PROBLEM DETAILS – Begin with the line holding "Write the React, TypeScript", end with the line holding "import * as", and repeat every line in between exactly, without pictures.

LISTED ENTRIES –

• • •

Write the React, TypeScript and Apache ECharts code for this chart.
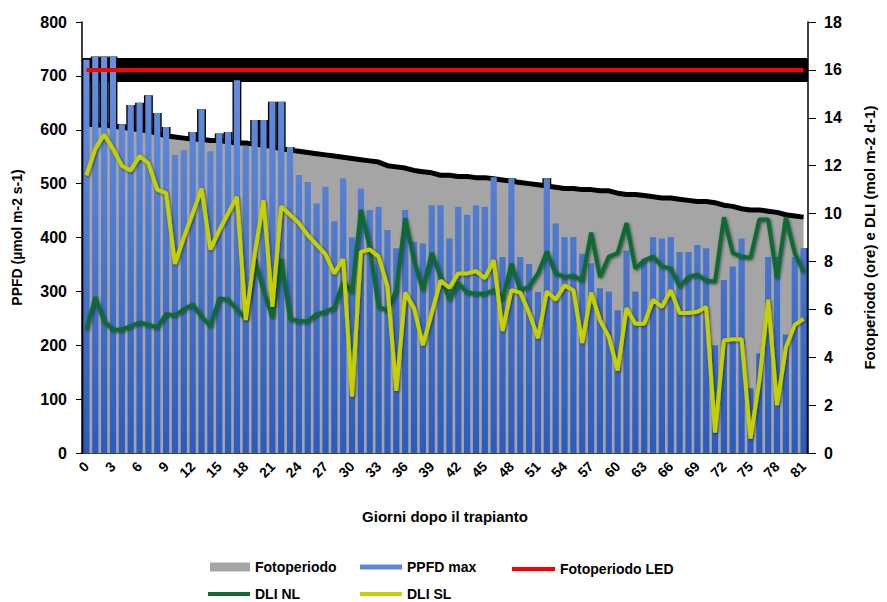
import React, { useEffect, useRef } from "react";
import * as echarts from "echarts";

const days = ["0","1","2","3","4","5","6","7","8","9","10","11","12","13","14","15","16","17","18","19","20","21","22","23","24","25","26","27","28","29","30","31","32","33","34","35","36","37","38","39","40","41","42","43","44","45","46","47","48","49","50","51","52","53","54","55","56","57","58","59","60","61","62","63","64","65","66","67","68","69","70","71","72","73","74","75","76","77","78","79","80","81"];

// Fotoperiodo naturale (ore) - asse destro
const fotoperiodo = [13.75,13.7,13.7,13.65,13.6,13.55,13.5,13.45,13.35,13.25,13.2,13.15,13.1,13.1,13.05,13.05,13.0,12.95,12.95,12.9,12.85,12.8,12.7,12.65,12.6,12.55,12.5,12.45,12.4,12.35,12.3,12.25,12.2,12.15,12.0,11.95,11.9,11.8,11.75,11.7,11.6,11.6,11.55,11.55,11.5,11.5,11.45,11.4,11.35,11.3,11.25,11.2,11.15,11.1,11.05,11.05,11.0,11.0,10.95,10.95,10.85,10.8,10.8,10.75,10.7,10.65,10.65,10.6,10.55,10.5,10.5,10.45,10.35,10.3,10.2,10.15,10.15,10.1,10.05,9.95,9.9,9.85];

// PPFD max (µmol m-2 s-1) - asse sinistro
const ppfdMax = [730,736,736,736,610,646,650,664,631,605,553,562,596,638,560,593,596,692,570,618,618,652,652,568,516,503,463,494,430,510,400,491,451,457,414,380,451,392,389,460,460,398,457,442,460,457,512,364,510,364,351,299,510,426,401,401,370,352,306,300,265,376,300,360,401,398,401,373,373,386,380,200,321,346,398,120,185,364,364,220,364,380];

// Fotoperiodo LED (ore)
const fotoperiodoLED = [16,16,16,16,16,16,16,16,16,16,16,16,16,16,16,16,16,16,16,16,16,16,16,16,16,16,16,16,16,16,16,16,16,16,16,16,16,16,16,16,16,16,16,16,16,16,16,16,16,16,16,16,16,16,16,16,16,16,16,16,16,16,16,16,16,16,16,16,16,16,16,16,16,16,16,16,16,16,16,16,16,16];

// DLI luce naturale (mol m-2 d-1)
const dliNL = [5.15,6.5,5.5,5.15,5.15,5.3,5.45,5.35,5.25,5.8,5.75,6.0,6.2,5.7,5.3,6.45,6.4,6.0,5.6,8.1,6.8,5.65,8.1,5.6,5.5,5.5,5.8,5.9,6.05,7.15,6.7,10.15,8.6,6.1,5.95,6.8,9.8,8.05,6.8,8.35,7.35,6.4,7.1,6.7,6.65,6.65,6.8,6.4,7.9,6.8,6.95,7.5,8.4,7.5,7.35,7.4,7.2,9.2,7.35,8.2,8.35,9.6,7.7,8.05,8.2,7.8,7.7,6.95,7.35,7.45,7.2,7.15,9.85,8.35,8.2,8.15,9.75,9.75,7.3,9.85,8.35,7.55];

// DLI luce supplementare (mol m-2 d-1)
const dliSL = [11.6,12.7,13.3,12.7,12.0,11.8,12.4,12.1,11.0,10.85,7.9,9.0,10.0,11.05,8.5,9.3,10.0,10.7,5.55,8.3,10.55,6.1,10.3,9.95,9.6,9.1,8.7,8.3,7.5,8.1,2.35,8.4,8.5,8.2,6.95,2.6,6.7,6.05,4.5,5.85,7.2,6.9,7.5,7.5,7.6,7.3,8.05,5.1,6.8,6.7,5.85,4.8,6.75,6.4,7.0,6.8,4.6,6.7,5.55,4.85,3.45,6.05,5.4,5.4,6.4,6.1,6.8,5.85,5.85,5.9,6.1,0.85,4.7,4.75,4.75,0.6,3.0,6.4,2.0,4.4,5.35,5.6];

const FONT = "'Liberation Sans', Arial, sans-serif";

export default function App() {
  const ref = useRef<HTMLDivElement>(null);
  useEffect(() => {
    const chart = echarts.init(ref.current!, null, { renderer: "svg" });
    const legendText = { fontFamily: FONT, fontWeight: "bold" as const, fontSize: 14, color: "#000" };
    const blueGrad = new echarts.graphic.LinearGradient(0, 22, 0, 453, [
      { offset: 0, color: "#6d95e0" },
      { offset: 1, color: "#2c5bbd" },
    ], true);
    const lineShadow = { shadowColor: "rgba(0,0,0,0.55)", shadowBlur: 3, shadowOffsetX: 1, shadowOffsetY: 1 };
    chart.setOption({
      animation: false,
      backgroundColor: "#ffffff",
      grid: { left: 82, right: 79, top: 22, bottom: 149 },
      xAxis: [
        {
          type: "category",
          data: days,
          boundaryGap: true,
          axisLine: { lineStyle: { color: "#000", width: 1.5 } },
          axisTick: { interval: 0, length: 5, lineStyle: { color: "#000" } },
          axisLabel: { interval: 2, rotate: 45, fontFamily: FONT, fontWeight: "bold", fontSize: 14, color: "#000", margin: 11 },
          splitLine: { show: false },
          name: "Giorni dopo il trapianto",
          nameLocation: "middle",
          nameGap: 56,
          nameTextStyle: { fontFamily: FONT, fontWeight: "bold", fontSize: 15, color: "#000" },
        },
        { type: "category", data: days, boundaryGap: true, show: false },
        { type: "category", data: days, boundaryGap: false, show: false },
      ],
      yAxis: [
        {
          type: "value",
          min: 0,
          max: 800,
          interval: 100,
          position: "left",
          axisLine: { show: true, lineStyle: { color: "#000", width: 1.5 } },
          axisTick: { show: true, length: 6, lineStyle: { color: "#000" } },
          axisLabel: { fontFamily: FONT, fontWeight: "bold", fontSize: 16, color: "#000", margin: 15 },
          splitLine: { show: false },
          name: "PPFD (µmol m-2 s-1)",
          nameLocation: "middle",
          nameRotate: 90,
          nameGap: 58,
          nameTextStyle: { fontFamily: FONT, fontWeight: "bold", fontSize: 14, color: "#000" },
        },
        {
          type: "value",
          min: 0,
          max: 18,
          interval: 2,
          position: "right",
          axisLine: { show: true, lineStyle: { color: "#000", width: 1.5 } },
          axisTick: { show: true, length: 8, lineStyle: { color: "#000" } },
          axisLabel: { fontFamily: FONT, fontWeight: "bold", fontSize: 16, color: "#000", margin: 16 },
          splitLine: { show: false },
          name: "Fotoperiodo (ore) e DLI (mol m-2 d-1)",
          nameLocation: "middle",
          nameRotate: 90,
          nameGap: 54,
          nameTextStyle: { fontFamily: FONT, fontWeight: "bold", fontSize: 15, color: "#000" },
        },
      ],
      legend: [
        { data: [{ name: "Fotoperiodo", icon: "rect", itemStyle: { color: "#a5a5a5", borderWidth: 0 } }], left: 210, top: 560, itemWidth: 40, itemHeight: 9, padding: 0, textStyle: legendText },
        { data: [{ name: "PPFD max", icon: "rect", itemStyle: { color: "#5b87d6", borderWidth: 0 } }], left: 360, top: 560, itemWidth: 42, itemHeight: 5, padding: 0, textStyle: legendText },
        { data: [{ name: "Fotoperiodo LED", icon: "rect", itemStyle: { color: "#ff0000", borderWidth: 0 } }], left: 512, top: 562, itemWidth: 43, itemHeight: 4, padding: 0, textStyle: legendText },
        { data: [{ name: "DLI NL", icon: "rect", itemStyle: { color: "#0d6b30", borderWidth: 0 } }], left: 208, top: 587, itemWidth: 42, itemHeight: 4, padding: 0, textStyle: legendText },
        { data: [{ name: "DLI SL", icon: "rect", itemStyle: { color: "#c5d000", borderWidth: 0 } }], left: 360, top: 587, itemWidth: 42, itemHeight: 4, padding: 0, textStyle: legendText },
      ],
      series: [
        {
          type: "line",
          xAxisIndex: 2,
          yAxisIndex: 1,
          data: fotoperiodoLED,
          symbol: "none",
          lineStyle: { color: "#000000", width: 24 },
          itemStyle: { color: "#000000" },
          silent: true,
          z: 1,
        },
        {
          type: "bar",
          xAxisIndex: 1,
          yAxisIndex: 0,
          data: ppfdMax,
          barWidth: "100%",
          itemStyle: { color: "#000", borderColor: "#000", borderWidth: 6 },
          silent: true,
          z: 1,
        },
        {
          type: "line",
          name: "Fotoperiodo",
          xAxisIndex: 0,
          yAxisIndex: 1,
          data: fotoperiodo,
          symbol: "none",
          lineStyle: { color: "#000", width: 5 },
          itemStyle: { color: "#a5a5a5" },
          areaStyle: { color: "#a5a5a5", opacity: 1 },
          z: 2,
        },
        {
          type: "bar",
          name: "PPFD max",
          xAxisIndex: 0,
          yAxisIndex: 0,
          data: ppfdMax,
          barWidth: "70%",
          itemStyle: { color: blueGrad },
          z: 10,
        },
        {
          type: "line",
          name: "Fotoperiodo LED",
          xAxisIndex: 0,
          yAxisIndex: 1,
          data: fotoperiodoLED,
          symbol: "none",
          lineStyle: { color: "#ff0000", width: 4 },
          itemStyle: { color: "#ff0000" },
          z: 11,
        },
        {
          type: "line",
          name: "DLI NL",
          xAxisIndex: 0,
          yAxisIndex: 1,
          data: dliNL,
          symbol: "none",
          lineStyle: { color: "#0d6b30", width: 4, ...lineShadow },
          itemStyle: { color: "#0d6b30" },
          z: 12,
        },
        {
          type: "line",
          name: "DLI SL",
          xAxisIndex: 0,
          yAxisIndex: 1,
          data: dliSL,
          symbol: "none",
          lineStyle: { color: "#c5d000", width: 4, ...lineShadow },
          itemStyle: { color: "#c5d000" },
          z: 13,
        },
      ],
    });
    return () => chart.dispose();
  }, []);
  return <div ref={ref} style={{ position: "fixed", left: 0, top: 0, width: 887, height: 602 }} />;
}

• • •

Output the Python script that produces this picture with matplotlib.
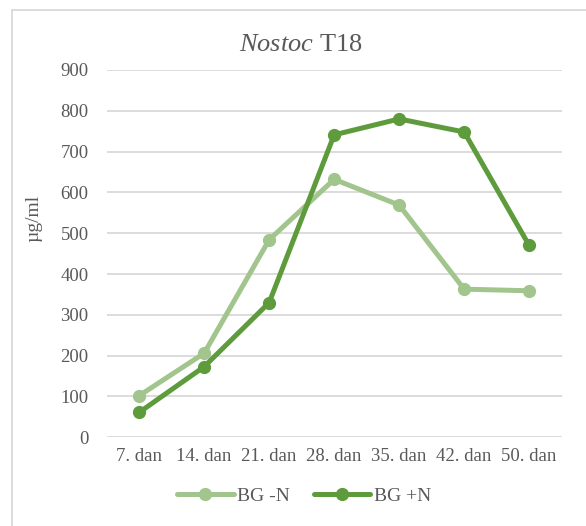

• • •

RESPONSE BELOW –
Write the React, TypeScript and Apache ECharts code for this chart.
import React, { useEffect, useRef } from "react";
import * as echarts from "echarts";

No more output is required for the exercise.